La strategia è chiara: quel che prima era riconosciuto come un male senza eccezioni, gradualmente è stato tollerato, poi permesso entro certi paletti e, adesso, si cerca di riconoscerlo come un bene (e se ciò avverrà cadranno a poco a poco tutti i paletti residui, dall’intervallo di tempo entro cui abortire all’obiezione di coscienza), completando il rovesciamento morale. Un esempio perfetto del funzionamento della cosiddetta “finestra di Overton”, una tecnica di persuasione delle masse basata su sei stadi e attraverso la quale, come spiegò un anno fa il cardinale Angelo Bagnasco nel suo discorso davanti al Consiglio permanente dei vescovi italiani, «si riesce a far accettare l’introduzione e la successiva legalizzazione di qualsiasi idea o fatto sociale, fosse anche la pratica che, al momento, l’opinione pubblica ritiene maggiormente inaccettabile. Uno di questi passaggi è quello che potremmo chiamare la “cultura degli eufemismi”: consiste nel chiamare le cose peggiori con nomi meno brutali e respingenti per la sensibilità generale».

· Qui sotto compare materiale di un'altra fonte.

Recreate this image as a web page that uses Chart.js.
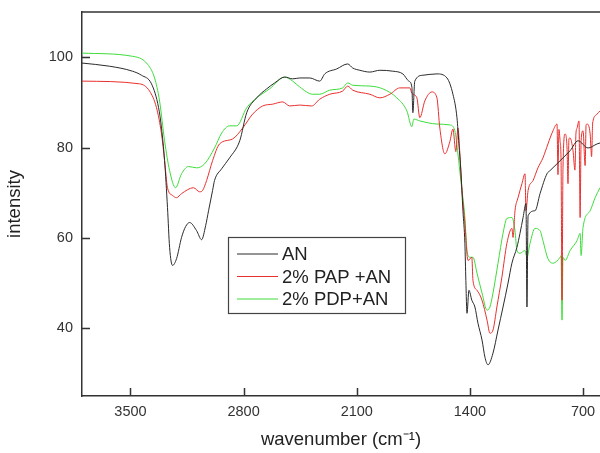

Esempi di eufemismi? Ieri, per legalizzare l’uccisione di bambini nel grembo materno, si parlava di «libertà di scelta della donna». Oggi, ottenuta la legalizzazione negli Stati più ricchi, si parla appunto di «aborto sicuro» per rendere sempre più accettabile il concetto e vincere le ultime resistenze. I firmatari affermano che «l’aborto è una delle procedure mediche più sicure» e, dopo aver snocciolato una serie di dati sul numero di donne morte durante o in conseguenza di un aborto (il che contraddice l’asserita sicurezza della pratica, senza dimenticare che è noto il collegamento tra l’aborto procurato e - per evidenziarne solo alcuni - i maggiori rischi di cancro al seno, infertilità, aborti spontanei e nascite premature in caso di successive gravidanze), fanno leva sul solito argomento secondo cui per evitare queste morti sarebbe necessario legalizzare. 
Un argomento falso, come dimostrano i casi di Irlanda e Cile che hanno tra i più bassi tassi al mondo di mortalità materna, nonostante in quei Paesi l’aborto sia tuttora illegale (tranne nelle situazioni di grave pericolo per la vita della donna): ciò a conferma di come le morti non dipendano dalla legalità o meno della pratica, bensì principalmente dal livello dei servizi di cura per la maternità. Inoltre, è un argomento che sposta sempre l’attenzione dal cuore del problema e cioè che l’aborto - legale o non legale - implica in ogni caso la soppressione di una vita.
Come ha spiegato in un’intervista a Life News la ricercatrice ed esperta di politiche Onu, Rebecca Oas, «ciò che serve alle donne è una migliore assistenza sanitaria per la maternità e ci sono Paesi in cui c’è questa assistenza accanto a forti protezioni legali per i nascituri». La Oas smonta anche il tentativo della lobby abortista di far passare l’aborto come un diritto garantito a livello internazionale, ricordando come esso non venga promosso da nessun documento condiviso delle Nazioni Unite, per cui l’eventuale istituzione di una giornata internazionale rappresenterebbe un abuso. «Se il segretario generale e i capi delle agenzie Onu dovessero assecondare questa richiesta, darebbero solo l’impressione di essere legati a un’agenda radicale e controversa piuttosto che ai governi che compongono le Nazioni Unite. Questo è un estremo tentativo di chiedere a una élite un’azione simbolica dopo aver costantemente fallito nel far valere la propria tesi nei negoziati che contano».